--- begin Stored data ---
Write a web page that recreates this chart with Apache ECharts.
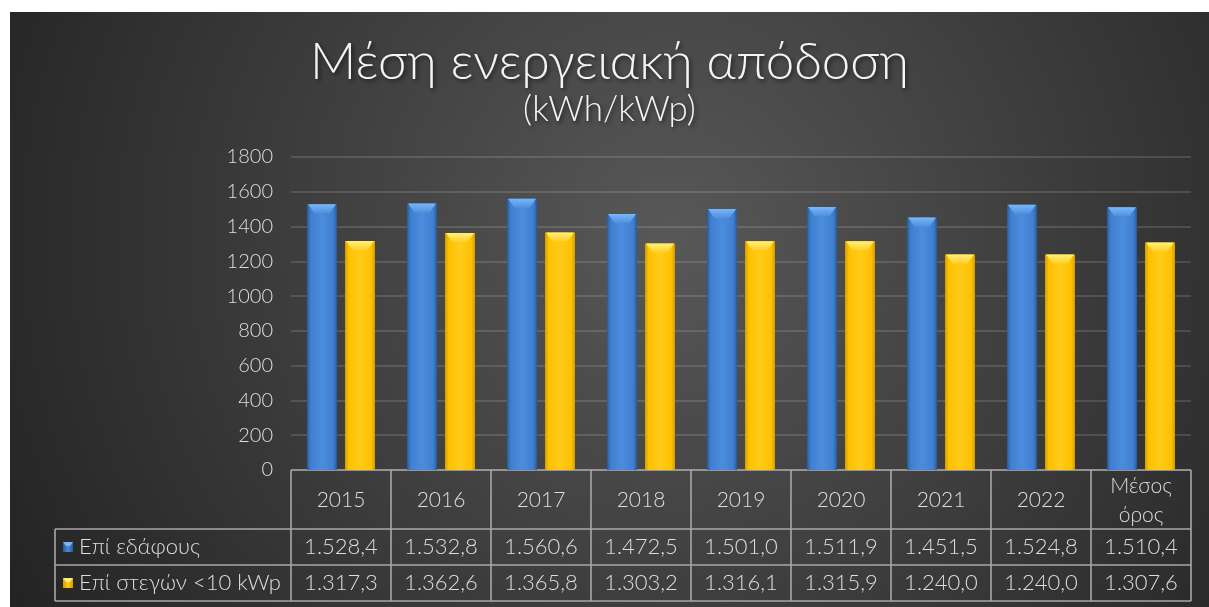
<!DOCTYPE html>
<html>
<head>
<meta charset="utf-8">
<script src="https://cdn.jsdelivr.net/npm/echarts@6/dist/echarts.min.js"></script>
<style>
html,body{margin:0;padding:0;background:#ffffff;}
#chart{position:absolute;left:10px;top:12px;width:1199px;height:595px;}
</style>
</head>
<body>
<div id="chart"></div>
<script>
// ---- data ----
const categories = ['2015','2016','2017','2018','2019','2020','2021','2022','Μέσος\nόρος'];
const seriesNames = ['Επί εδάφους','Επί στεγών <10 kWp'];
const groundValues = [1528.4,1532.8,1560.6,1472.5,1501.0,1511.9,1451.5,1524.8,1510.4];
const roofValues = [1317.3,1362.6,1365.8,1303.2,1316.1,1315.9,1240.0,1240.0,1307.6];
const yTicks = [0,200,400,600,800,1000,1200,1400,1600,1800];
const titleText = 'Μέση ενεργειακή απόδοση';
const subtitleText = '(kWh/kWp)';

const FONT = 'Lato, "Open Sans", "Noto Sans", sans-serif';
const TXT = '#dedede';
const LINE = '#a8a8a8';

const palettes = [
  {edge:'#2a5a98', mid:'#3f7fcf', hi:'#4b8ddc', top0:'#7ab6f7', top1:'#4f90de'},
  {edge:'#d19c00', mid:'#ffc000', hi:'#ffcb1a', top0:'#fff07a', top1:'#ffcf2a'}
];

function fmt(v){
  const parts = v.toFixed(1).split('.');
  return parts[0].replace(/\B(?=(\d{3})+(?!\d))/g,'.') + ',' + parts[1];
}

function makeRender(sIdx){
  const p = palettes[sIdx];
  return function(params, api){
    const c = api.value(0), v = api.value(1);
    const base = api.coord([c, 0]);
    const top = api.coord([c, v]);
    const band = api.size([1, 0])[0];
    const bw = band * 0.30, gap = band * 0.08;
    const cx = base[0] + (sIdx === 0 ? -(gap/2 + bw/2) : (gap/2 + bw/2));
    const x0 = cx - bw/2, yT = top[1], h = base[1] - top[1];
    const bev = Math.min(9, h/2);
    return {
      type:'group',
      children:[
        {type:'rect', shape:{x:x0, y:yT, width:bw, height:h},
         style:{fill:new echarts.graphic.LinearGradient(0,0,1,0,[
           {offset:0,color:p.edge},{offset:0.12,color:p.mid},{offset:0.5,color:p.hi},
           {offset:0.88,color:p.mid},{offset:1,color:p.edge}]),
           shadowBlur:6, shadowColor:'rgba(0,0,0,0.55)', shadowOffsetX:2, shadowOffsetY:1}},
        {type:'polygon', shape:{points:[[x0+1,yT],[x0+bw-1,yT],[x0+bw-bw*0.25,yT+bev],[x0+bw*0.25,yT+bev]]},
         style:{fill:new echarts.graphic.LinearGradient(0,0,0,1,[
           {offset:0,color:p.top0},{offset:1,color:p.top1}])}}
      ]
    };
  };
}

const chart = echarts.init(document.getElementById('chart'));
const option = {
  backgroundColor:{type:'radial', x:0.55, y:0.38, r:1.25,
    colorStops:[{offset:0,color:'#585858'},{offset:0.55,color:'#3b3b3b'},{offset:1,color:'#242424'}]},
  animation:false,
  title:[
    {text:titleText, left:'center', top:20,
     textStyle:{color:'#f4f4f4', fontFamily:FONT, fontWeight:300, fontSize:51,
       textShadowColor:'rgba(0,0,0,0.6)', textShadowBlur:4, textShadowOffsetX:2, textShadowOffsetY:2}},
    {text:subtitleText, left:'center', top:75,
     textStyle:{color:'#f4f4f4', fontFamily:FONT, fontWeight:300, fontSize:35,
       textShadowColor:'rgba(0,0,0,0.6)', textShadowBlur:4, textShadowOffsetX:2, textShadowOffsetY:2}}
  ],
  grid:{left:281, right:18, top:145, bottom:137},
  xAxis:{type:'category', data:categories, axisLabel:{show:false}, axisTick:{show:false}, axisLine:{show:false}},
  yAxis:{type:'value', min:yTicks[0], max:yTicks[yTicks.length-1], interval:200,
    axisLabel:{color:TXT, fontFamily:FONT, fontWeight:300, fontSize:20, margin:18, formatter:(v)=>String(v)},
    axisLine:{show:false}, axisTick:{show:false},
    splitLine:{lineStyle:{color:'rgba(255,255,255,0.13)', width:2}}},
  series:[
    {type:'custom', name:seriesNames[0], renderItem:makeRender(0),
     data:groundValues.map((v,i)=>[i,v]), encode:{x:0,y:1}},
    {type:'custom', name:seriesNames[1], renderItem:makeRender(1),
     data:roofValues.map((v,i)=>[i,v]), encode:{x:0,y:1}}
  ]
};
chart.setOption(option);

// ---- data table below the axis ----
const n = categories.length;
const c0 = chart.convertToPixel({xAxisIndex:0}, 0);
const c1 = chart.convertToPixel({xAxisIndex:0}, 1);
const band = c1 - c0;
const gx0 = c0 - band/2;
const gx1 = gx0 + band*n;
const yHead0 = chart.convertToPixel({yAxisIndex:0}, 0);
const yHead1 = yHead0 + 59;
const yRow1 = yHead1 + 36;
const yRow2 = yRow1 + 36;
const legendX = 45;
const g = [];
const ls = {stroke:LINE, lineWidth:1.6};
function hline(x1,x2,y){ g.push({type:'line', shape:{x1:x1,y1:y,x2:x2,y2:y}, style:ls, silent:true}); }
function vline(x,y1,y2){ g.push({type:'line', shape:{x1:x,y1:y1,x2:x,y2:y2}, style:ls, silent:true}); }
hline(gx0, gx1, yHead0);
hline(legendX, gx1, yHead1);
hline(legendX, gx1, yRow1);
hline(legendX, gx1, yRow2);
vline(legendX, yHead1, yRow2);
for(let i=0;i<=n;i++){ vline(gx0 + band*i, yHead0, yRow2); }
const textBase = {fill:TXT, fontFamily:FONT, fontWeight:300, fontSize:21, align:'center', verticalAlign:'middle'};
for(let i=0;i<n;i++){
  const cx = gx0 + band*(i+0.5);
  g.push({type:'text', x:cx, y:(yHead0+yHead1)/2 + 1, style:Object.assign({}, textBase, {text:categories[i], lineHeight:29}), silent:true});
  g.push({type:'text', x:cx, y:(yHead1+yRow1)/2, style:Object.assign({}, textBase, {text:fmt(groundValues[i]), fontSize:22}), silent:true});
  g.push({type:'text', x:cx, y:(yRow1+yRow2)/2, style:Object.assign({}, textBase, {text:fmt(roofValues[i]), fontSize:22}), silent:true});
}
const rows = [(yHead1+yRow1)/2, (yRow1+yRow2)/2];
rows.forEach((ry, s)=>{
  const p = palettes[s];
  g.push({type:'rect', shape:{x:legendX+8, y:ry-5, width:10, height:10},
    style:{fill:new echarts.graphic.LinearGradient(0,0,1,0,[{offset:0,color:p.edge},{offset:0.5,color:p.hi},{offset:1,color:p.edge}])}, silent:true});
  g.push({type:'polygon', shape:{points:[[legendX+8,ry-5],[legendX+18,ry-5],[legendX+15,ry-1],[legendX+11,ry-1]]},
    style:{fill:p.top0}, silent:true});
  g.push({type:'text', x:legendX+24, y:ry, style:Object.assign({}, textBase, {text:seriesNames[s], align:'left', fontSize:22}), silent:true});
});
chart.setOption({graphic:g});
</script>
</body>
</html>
--- end Stored data ---
- What is required -
Transcribe the material exactly, leaving every picture out.

- Answer below -
Write a web page that recreates this chart with Apache ECharts.
<!DOCTYPE html>
<html>
<head>
<meta charset="utf-8">
<script src="https://cdn.jsdelivr.net/npm/echarts@6/dist/echarts.min.js"></script>
<style>
html,body{margin:0;padding:0;background:#ffffff;}
#chart{position:absolute;left:10px;top:12px;width:1199px;height:595px;}
</style>
</head>
<body>
<div id="chart"></div>
<script>
// ---- data ----
const categories = ['2015','2016','2017','2018','2019','2020','2021','2022','Μέσος\nόρος'];
const seriesNames = ['Επί εδάφους','Επί στεγών <10 kWp'];
const groundValues = [1528.4,1532.8,1560.6,1472.5,1501.0,1511.9,1451.5,1524.8,1510.4];
const roofValues = [1317.3,1362.6,1365.8,1303.2,1316.1,1315.9,1240.0,1240.0,1307.6];
const yTicks = [0,200,400,600,800,1000,1200,1400,1600,1800];
const titleText = 'Μέση ενεργειακή απόδοση';
const subtitleText = '(kWh/kWp)';

const FONT = 'Lato, "Open Sans", "Noto Sans", sans-serif';
const TXT = '#dedede';
const LINE = '#a8a8a8';

const palettes = [
  {edge:'#2a5a98', mid:'#3f7fcf', hi:'#4b8ddc', top0:'#7ab6f7', top1:'#4f90de'},
  {edge:'#d19c00', mid:'#ffc000', hi:'#ffcb1a', top0:'#fff07a', top1:'#ffcf2a'}
];

function fmt(v){
  const parts = v.toFixed(1).split('.');
  return parts[0].replace(/\B(?=(\d{3})+(?!\d))/g,'.') + ',' + parts[1];
}

function makeRender(sIdx){
  const p = palettes[sIdx];
  return function(params, api){
    const c = api.value(0), v = api.value(1);
    const base = api.coord([c, 0]);
    const top = api.coord([c, v]);
    const band = api.size([1, 0])[0];
    const bw = band * 0.30, gap = band * 0.08;
    const cx = base[0] + (sIdx === 0 ? -(gap/2 + bw/2) : (gap/2 + bw/2));
    const x0 = cx - bw/2, yT = top[1], h = base[1] - top[1];
    const bev = Math.min(9, h/2);
    return {
      type:'group',
      children:[
        {type:'rect', shape:{x:x0, y:yT, width:bw, height:h},
         style:{fill:new echarts.graphic.LinearGradient(0,0,1,0,[
           {offset:0,color:p.edge},{offset:0.12,color:p.mid},{offset:0.5,color:p.hi},
           {offset:0.88,color:p.mid},{offset:1,color:p.edge}]),
           shadowBlur:6, shadowColor:'rgba(0,0,0,0.55)', shadowOffsetX:2, shadowOffsetY:1}},
        {type:'polygon', shape:{points:[[x0+1,yT],[x0+bw-1,yT],[x0+bw-bw*0.25,yT+bev],[x0+bw*0.25,yT+bev]]},
         style:{fill:new echarts.graphic.LinearGradient(0,0,0,1,[
           {offset:0,color:p.top0},{offset:1,color:p.top1}])}}
      ]
    };
  };
}

const chart = echarts.init(document.getElementById('chart'));
const option = {
  backgroundColor:{type:'radial', x:0.55, y:0.38, r:1.25,
    colorStops:[{offset:0,color:'#585858'},{offset:0.55,color:'#3b3b3b'},{offset:1,color:'#242424'}]},
  animation:false,
  title:[
    {text:titleText, left:'center', top:20,
     textStyle:{color:'#f4f4f4', fontFamily:FONT, fontWeight:300, fontSize:51,
       textShadowColor:'rgba(0,0,0,0.6)', textShadowBlur:4, textShadowOffsetX:2, textShadowOffsetY:2}},
    {text:subtitleText, left:'center', top:75,
     textStyle:{color:'#f4f4f4', fontFamily:FONT, fontWeight:300, fontSize:35,
       textShadowColor:'rgba(0,0,0,0.6)', textShadowBlur:4, textShadowOffsetX:2, textShadowOffsetY:2}}
  ],
  grid:{left:281, right:18, top:145, bottom:137},
  xAxis:{type:'category', data:categories, axisLabel:{show:false}, axisTick:{show:false}, axisLine:{show:false}},
  yAxis:{type:'value', min:yTicks[0], max:yTicks[yTicks.length-1], interval:200,
    axisLabel:{color:TXT, fontFamily:FONT, fontWeight:300, fontSize:20, margin:18, formatter:(v)=>String(v)},
    axisLine:{show:false}, axisTick:{show:false},
    splitLine:{lineStyle:{color:'rgba(255,255,255,0.13)', width:2}}},
  series:[
    {type:'custom', name:seriesNames[0], renderItem:makeRender(0),
     data:groundValues.map((v,i)=>[i,v]), encode:{x:0,y:1}},
    {type:'custom', name:seriesNames[1], renderItem:makeRender(1),
     data:roofValues.map((v,i)=>[i,v]), encode:{x:0,y:1}}
  ]
};
chart.setOption(option);

// ---- data table below the axis ----
const n = categories.length;
const c0 = chart.convertToPixel({xAxisIndex:0}, 0);
const c1 = chart.convertToPixel({xAxisIndex:0}, 1);
const band = c1 - c0;
const gx0 = c0 - band/2;
const gx1 = gx0 + band*n;
const yHead0 = chart.convertToPixel({yAxisIndex:0}, 0);
const yHead1 = yHead0 + 59;
const yRow1 = yHead1 + 36;
const yRow2 = yRow1 + 36;
const legendX = 45;
const g = [];
const ls = {stroke:LINE, lineWidth:1.6};
function hline(x1,x2,y){ g.push({type:'line', shape:{x1:x1,y1:y,x2:x2,y2:y}, style:ls, silent:true}); }
function vline(x,y1,y2){ g.push({type:'line', shape:{x1:x,y1:y1,x2:x,y2:y2}, style:ls, silent:true}); }
hline(gx0, gx1, yHead0);
hline(legendX, gx1, yHead1);
hline(legendX, gx1, yRow1);
hline(legendX, gx1, yRow2);
vline(legendX, yHead1, yRow2);
for(let i=0;i<=n;i++){ vline(gx0 + band*i, yHead0, yRow2); }
const textBase = {fill:TXT, fontFamily:FONT, fontWeight:300, fontSize:21, align:'center', verticalAlign:'middle'};
for(let i=0;i<n;i++){
  const cx = gx0 + band*(i+0.5);
  g.push({type:'text', x:cx, y:(yHead0+yHead1)/2 + 1, style:Object.assign({}, textBase, {text:categories[i], lineHeight:29}), silent:true});
  g.push({type:'text', x:cx, y:(yHead1+yRow1)/2, style:Object.assign({}, textBase, {text:fmt(groundValues[i]), fontSize:22}), silent:true});
  g.push({type:'text', x:cx, y:(yRow1+yRow2)/2, style:Object.assign({}, textBase, {text:fmt(roofValues[i]), fontSize:22}), silent:true});
}
const rows = [(yHead1+yRow1)/2, (yRow1+yRow2)/2];
rows.forEach((ry, s)=>{
  const p = palettes[s];
  g.push({type:'rect', shape:{x:legendX+8, y:ry-5, width:10, height:10},
    style:{fill:new echarts.graphic.LinearGradient(0,0,1,0,[{offset:0,color:p.edge},{offset:0.5,color:p.hi},{offset:1,color:p.edge}])}, silent:true});
  g.push({type:'polygon', shape:{points:[[legendX+8,ry-5],[legendX+18,ry-5],[legendX+15,ry-1],[legendX+11,ry-1]]},
    style:{fill:p.top0}, silent:true});
  g.push({type:'text', x:legendX+24, y:ry, style:Object.assign({}, textBase, {text:seriesNames[s], align:'left', fontSize:22}), silent:true});
});
chart.setOption({graphic:g});
</script>
</body>
</html>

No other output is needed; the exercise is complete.